Someone recently found my blog by searching this question — “Why didn’t John the Baptist follow Jesus?”
Good question. What do you think? I know some of you readers are pretty smart. Why didn’t John the Baptist follow Jesus?
Filed under Bible, Christianity
Okay, here are a few thoughts. First, I think the whole being in prison and having your head cut off thing would tend to make it difficult for one to follow a rabbi around the countryside. Can’t you just hear Peter now: “Oh that John, he keeps forgetting everything. I I swear he would forget his head if it werent’ attached!” Sorry, but the picture of Peter saying that just struck me as funny.
So, other than the physical constraints that kept him from following Jesus, I think there are probably some other things that come into play as well. The fact that John is the forerunner of Jesus (Elijah figure) probably has something to do with it. John’s mnistry was to preach repentance and to baptize (a very different baptism than Christian baptism), and to proclaim the coming of the kingdom. He had fulfilled his role and pointed the way to the coming Messiah. I think this ministry would have looked very different had he been one of the twelve, and perhaps this could only occur as an “outsider”. Also, in the Gospel of Mark, the auhor places the calling of the twelve after John was already in prison. Perhaps my intial attempt at humor has something to it afterall. Maybe a good question is why did Jesus wait until John was in prison to really begin his descipleship ministry? If John had continued to be free, what would he (John) and Jesus have done? I know it would have been very odd to have one person who was a rabbi to then sotp bing one and follow another rabbi. I personally think that John had completed the work God had called him to do, the introduction of Jesus as messiah and the proclamation of the kingdom of God, and God said well done my good and faithful servant, and he died because the days God ordained for him had been fulfilled.

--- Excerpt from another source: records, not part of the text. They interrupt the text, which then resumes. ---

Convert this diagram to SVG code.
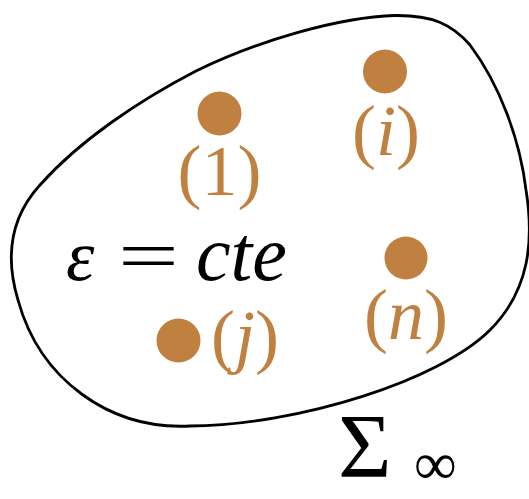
<svg xmlns="http://www.w3.org/2000/svg" width="529" height="499" viewBox="0 0 529 499">
<style>
.lbl{font-family:"Liberation Serif","DejaVu Serif",serif;font-size:72px;fill:#BF8040}
.it{font-style:italic}
.dot{fill:#BF8040}
.blk{font-family:"Liberation Serif","DejaVu Serif",serif;fill:#000}
</style>
<rect width="529" height="499" fill="#fff"/>
<g id="region">
<path d="M395,15.5 C432,15 452,24 470,45 C500,85 520,140 526,190 C534,240 530,290 490,330 C440,380 300,425 190,426 C110,430 40,380 18,300 C6,260 8,220 40,185 C80,140 140,100 196,71 C260,40 340,17 395,15.5 Z" fill="none" stroke="#000" stroke-width="2.8"/>
</g>
<g id="node1"><circle class="dot" cx="219.5" cy="113.5" r="22"/><text class="lbl" x="219.5" y="195" text-anchor="middle">(1)</text></g>
<g id="nodei"><circle class="dot" cx="385" cy="71.5" r="22"/><text class="lbl" x="386" y="155" text-anchor="middle">(<tspan class="it">i</tspan>)</text></g>
<g id="noden"><circle class="dot" cx="406" cy="258" r="21.5"/><text class="lbl" x="406" y="339" text-anchor="middle">(<tspan class="it">n</tspan>)</text></g>
<g id="nodej"><circle class="dot" cx="178.5" cy="340.5" r="22"/><text class="lbl" x="211" y="360">(<tspan class="it">j</tspan>)</text></g>
<g id="eq">
<text class="blk it" x="66" y="280" font-size="72">ε</text>
<text class="blk" transform="translate(118,280) scale(1.5,1)" x="0" y="0" font-size="72">=</text>
<text class="blk it" x="196" y="280" font-size="78">cte</text>
</g>
<g id="sigma">
<text class="blk" x="338" y="477" font-size="92">Σ</text>
<text class="blk" x="414" y="484" font-size="60">∞</text>
</g>
</svg>
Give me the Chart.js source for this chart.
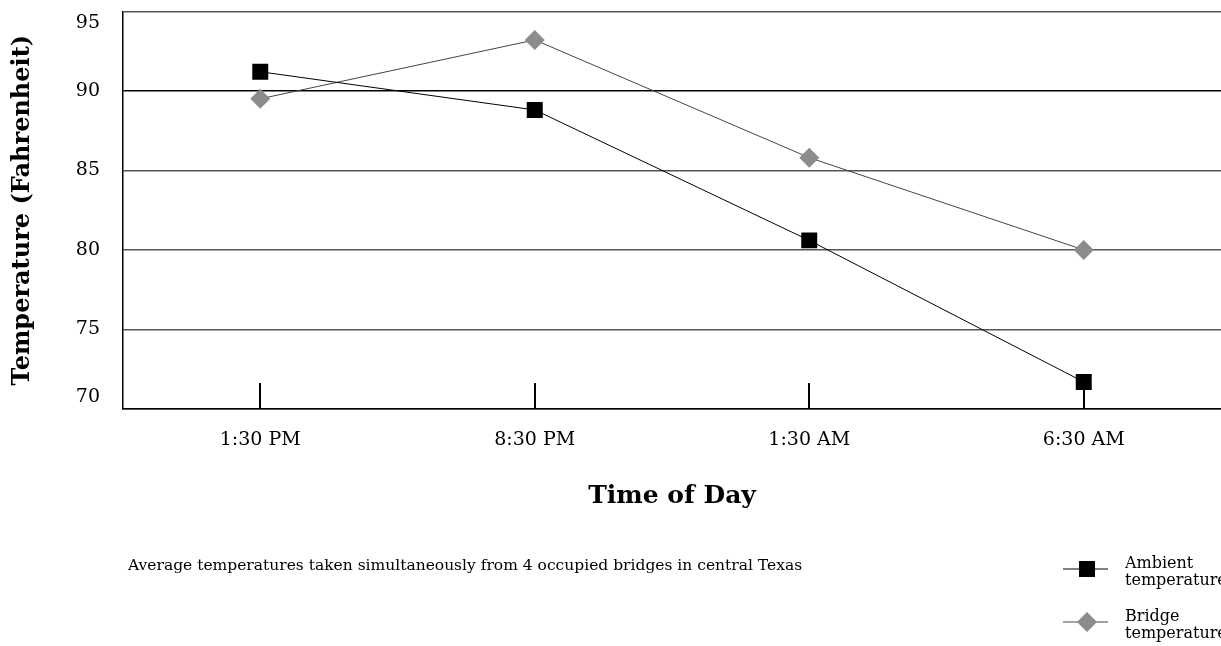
<!DOCTYPE html>
<html>
<head>
<meta charset="utf-8">
<script src="https://cdn.jsdelivr.net/npm/chart.js@4"></script>
<style>
  html, body { margin: 0; padding: 0; background: #fff; }
  #wrap { width: 1221px; height: 646px; }
</style>
</head>
<body>
<div id="wrap"><canvas id="lineChart" width="1221" height="646"></canvas></div>
<script>
var times = ['1:30 PM', '8:30 PM', '1:30 AM', '6:30 AM'];
var ambient = [91.2, 88.8, 80.6, 71.7];
var bridge = [89.5, 93.2, 85.8, 80.0];
var yTicks = [70, 75, 80, 85, 90, 95];

var serif = "'DejaVu Serif', 'Liberation Serif', serif";

// tick marks, y labels, caption and legend
var decor = {
    id: 'decor',
    afterLayout: function (chart) {
        // let the x axis run to the right edge of the canvas
        var xs = chart.scales.x;
        chart.chartArea.right = chart.width;
        chart.chartArea.width = chart.width - chart.chartArea.left;
        xs.left = chart.chartArea.left;
        xs.right = chart.width;
        xs.width = xs.right - xs.left;
        xs.configure();
    },
    beforeDatasetsDraw: function (chart) {
        var ctx = chart.ctx, xs = chart.scales.x, area = chart.chartArea;
        ctx.save();
        ctx.strokeStyle = '#000';
        ctx.lineWidth = 2;
        for (var i = 0; i < times.length; i++) {
            var x = Math.round(xs.getPixelForTick(i));
            ctx.beginPath();
            ctx.moveTo(x, area.bottom - 26);
            ctx.lineTo(x, area.bottom);
            ctx.stroke();
        }
        ctx.restore();
    },
    afterDraw: function (chart) {
        var ctx = chart.ctx, ys = chart.scales.y, area = chart.chartArea;
        ctx.save();
        ctx.fillStyle = '#000';
        ctx.font = '19px ' + serif;
        ctx.textAlign = 'right';
        ctx.textBaseline = 'middle';
        yTicks.forEach(function (v) {
            var y = ys.getPixelForValue(v);
            y = Math.min(Math.max(y, area.top + 12), area.bottom - 12);
            ctx.fillText(String(v), 100, y);
        });

        ctx.textAlign = 'left';
        ctx.font = '15.5px ' + serif;
        ctx.fillText('Average temperatures taken simultaneously from 4 occupied bridges in central Texas', 128, 566);

        // legend
        var rows = [
            { ds: 0, y: 569, lines: ['Ambient', 'temperature'] },
            { ds: 1, y: 622, lines: ['Bridge', 'temperature'] }
        ];
        rows.forEach(function (r) {
            var ds = chart.data.datasets[r.ds];
            ctx.strokeStyle = ds.borderColor;
            ctx.lineWidth = 1;
            ctx.beginPath();
            ctx.moveTo(1063, r.y);
            ctx.lineTo(1108, r.y);
            ctx.stroke();
            ctx.fillStyle = ds.pointBackgroundColor;
            ctx.beginPath();
            if (r.ds === 0) {
                ctx.rect(1079, r.y - 8, 16, 16);
            } else {
                ctx.moveTo(1087, r.y - 10);
                ctx.lineTo(1097, r.y);
                ctx.lineTo(1087, r.y + 10);
                ctx.lineTo(1077, r.y);
                ctx.closePath();
            }
            ctx.fill();
            ctx.fillStyle = '#000';
            ctx.font = '16px ' + serif;
            ctx.fillText(r.lines[0], 1125, r.y - 5);
            ctx.fillText(r.lines[1], 1125, r.y + 12);
        });
        ctx.restore();
    }
};

var ctx = document.getElementById('lineChart').getContext('2d');
var myChart = new Chart(ctx, {
    type: 'line',
    data: {
        labels: times,
        datasets: [{
            label: 'Ambient temperature',
            data: ambient,
            borderColor: '#000',
            borderWidth: 1,
            pointStyle: 'rect',
            pointRadius: 11.3,
            pointBackgroundColor: '#000',
            pointBorderColor: '#000',
            pointBorderWidth: 0,
            tension: 0
        }, {
            label: 'Bridge temperature',
            data: bridge,
            borderColor: '#444',
            borderWidth: 1,
            pointStyle: 'rectRot',
            pointRadius: 10,
            pointBackgroundColor: '#8c8c8c',
            pointBorderColor: '#8c8c8c',
            pointBorderWidth: 0,
            tension: 0
        }]
    },
    options: {
        responsive: false,
        animation: false,
        devicePixelRatio: 1,
        layout: { padding: { top: 10, right: 0, bottom: 0, left: 0 } },
        plugins: {
            legend: { display: false },
            tooltip: { enabled: false }
        },
        scales: {
            x: {
                offset: true,
                grid: { display: false, tickLength: 20 },
                border: { color: '#000', width: 1.5 },
                ticks: { color: '#000', font: { family: serif, size: 19 }, padding: 0, maxRotation: 0 },
                title: {
                    display: true,
                    text: 'Time of Day',
                    color: '#000',
                    font: { family: serif, size: 25, weight: 'bold' },
                    padding: { top: 0, bottom: 135 }
                },
                afterFit: function (scale) {
                    scale.height = 237;
                    scale.paddingLeft = 0;
                    scale.paddingRight = 0;
                }
            },
            y: {
                min: 70,
                max: 95,
                ticks: { stepSize: 5, display: false },
                grid: {
                    drawTicks: false,
                    lineWidth: 1.5,
                    color: function (c) { return c.tick && c.tick.value === 90 ? '#000' : '#555'; }
                },
                border: { color: '#000', width: 1.5 },
                title: {
                    display: true,
                    text: 'Temperature (Fahrenheit)',
                    color: '#000',
                    font: { family: serif, size: 24, weight: 'bold' },
                    padding: { top: 8, bottom: 0 }
                },
                afterFit: function (scale) { scale.width = 123; }
            }
        }
    },
    plugins: [decor]
});
</script>
</body>
</html>
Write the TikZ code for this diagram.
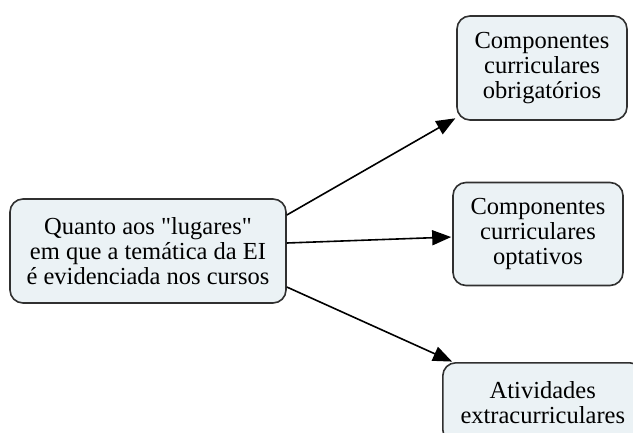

You have a sick sense of humor. 🙂 And I’m still laughing.
I think you’re right, though. Obviously the timing was off. But would John have been put in prison and beheaded if he had stopped his own specific type of ministry and followed Jesus? But it would have been a weird dynamic. Very different.
I think your idea, Jeff, that this was just the way God planned it, that John had one specific ministry and he accomplished it, is right.
Anybody else have thoughts?
I’m with Jeff — it seems that God must have planned it that way because of the strange dynamic it would have been with John as one of the disciples. I have never thought about this before, and am very intrigued! Cool thoughts. I plan to ask the question in our Bible study on Wednesday night sometime. I’ll let you know if we come up with anymore ideas. 😉
How do we know he *didn’t*? (OK, until he was beheaded. 😉 ) He wasn’t chosen as one of the 12 disciples, no, but perhaps he was one of the unnamed followers.
I’m not saying he *was*, but what I am saying is that we don’t know for sure that he *wasn’t*.
Maybe we can’t say that we know for sure, but I couldn’t find anything to indicate that he did follow Jesus. If John had left his ministry to follow Jesus, I would think that in John 1:35-42 it would give some indication of that. That coupled with the lack of any mention of it in any of the other gospels makes it unlikely that it happened. It does appear though that just shortly after the baptism John is imprisoned. This would have put John in prison just as Jesus was beginning to start his ministry, not giving him time to follow Jesus. This wold free up John’s disciples to follow Jesus though, which it appears at least 2 of them did. What a way for John to “decrease”, by being removed from the picture so that Jesus and His ministry are central and not competing with John’s.
This is an interesting discussion so I figure I’ll toss in my two rubles.
John and Jesus both followed the God of Israel, but it seems the fact that the Messiah was also the incarnation of God was not yet fully revealed to most this early in Jesus’ ministry. There were many intepretations from various sects within Judea regarding the role of the Messiah.
John revered Jesus. And his role was to pave the way for Christ. He fulfilled his role and prepared the way for Christ to proclaim the coming Kingdom. Thus, it is difficult for a predecessor to follow the one who follows.